Но большую часть времени Мартин проводил за изучением Библии и комментариев к ней. Священное Писание, повествующее о деяниях Христа, неудержимо притягивало его к себе. Оно окрыляло его дух сильнее, нежели чтение божественных текстов вслух в зале капитула; даже литургия в монастырской церкви никогда не производила на него такого действия. И совсем скоро его собственные мысли слились со словами Библии в непостижимое единство, и, потрясенный, он понял, что слова древних пророков и евангелистов приносят ему утешение большее, чем исповедальня приора. Ибо в тех повествованиях, что открылись ему, он узрел Бога, который не требовал истязаний плетью, не требовал аскетического умерщвления плоти.
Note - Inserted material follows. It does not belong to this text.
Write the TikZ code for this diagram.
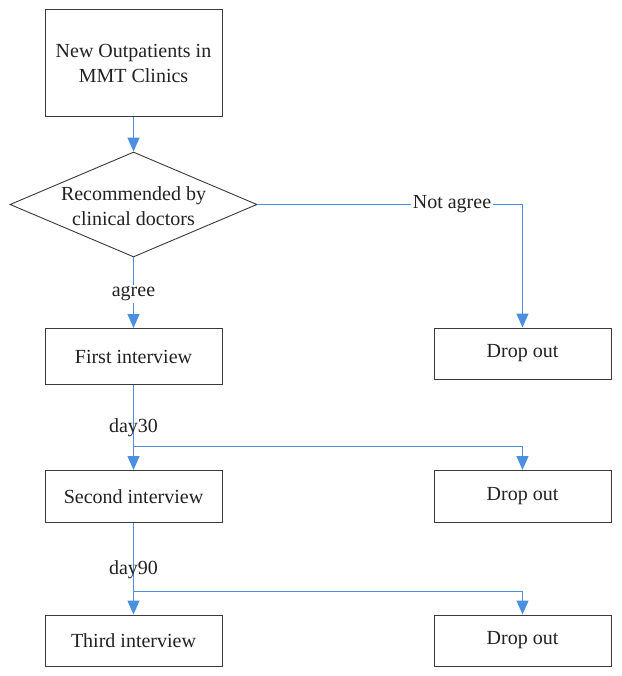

Бога, который исцелял болящих и прощал грешников, ничего не требуя взамен.
«Отчего же мне пришлось сначала стать монахом, потом священником и наконец магистром теологии, чтобы меня признали достойным читать эту книгу?» — спрашивал он себя всякий раз, снимая с полок тяжелые фолианты и неся их к своей скрипучей, изъеденной жучком скамье. Он мучительно размышлял о том, делиться ли ему своими открытиями с главным викарием, с братьями, но, подумав, решил оставить пока свои мысли при себе и попробовать разобраться в том, что все это значит для него самого. Он ведь и без того уже достаточно досадил монастырю своими ночными бдениями, долгой болезнью и постоянной меланхолией.
Когда его занятия шли уже к завершению, он почувствовал такое счастье и такую умиротворенность, какой на протяжении всех последних лет ему ощущать не доводилось. Он был почти готов примириться с Богом, с отцом и с самим собой.